Vertex-transitive graphs with small motion and transitive permutation groups with small minimal degree
Antonio Montero, Primož Potočnik
TL;DR
The paper investigates the motion $\mu(\Gamma)$ of vertex-transitive graphs by linking graph automorphism groups to the structure of transitive permutation groups with small minimal degree. It develops a wreath-product framework and conducts a case analysis for minimal degree $p$ (prime) and for minimal degree $4$, leveraging Jones (2014) for primitive groups and providing CFSG-free graph consequences where possible.

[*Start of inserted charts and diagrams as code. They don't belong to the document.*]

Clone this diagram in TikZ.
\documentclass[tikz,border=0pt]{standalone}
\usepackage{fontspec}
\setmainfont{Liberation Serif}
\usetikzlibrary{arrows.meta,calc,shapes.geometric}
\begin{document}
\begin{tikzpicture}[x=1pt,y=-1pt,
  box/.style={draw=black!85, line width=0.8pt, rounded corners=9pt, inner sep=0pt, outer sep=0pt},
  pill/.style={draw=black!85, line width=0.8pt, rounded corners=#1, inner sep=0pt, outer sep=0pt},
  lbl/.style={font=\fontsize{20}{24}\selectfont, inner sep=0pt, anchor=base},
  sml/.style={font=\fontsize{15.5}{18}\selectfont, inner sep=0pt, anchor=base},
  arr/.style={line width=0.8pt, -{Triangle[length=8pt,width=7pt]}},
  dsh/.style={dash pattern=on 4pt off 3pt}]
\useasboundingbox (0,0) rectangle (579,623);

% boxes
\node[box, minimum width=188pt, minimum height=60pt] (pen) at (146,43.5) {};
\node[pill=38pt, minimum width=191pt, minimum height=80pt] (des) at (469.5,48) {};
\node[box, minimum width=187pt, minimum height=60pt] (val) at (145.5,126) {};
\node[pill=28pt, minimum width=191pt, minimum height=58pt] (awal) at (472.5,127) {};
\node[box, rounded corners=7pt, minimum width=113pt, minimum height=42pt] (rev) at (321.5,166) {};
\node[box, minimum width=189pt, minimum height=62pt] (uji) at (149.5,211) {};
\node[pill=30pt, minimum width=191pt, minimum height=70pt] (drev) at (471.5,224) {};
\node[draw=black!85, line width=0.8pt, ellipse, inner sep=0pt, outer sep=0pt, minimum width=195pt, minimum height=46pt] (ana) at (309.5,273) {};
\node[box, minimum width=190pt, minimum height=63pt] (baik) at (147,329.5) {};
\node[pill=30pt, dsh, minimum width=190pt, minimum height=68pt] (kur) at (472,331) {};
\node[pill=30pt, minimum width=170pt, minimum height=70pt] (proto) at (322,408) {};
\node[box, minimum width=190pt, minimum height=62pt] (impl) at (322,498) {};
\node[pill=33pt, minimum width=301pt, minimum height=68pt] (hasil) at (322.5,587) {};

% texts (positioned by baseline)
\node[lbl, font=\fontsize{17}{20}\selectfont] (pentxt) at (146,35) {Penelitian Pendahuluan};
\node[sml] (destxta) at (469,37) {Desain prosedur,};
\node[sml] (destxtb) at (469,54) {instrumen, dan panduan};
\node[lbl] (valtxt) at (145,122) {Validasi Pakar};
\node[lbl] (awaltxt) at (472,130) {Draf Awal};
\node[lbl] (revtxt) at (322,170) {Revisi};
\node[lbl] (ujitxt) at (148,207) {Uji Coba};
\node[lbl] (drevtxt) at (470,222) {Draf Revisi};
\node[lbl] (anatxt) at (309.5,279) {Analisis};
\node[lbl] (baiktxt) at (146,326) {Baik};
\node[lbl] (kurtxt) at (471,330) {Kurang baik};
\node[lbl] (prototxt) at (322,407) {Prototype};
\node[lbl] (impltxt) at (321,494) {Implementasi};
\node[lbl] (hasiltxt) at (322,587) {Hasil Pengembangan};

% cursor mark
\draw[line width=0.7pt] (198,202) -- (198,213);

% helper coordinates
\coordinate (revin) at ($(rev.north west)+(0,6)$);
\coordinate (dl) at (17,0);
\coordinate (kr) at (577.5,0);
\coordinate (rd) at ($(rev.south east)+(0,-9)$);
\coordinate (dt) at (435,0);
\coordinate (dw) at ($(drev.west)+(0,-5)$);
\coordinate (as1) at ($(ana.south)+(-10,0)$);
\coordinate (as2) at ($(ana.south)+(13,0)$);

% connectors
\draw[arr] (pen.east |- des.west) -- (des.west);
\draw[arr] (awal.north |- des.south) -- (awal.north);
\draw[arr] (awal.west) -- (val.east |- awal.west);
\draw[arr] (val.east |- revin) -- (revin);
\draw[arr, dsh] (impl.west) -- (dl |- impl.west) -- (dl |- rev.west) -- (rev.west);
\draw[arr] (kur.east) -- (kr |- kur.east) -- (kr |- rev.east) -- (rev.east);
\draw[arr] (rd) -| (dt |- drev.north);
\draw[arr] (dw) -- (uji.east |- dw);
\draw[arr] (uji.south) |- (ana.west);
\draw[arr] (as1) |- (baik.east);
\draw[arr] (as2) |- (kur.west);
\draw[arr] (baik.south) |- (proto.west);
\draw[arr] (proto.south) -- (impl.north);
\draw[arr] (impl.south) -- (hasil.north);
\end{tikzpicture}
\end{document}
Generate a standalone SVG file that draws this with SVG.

It then delivers a near-complete classification of vertex-transitive graphs with $\mu(\Gamma)=2$ or $\mu(\Gamma)=4$, showing that no graphs have motion equal to an odd prime $p\ge3$, except in specific wreath-product forms, and introducing the Inf construction to realize additional $\mu(\Gamma)=4$ examples such as $C_5\wr \Theta$, $ (K_m\square K_2)\wr \Theta$, and their complements. These results deepen understanding of graph symmetry, yield explicit construction templates, and connect automorphism-group theory with concrete graph-structural descriptions, with some results relying on CFSG in the group-theoretic parts but offering CFSG-free graph conclusions.
Abstract
The motion of a graph is the minimum number of vertices that are moved by a non-trivial automorphism. Equivalently, it can be defined as the minimal degree of its automorphism group (as a permutation group on the vertices). In this paper we develop some results on permutation groups (primitive and imprimitive) with small minimal degree. As a consequence of such results we classify vertex-transitive graphs whose motion is $4$ or a prime number.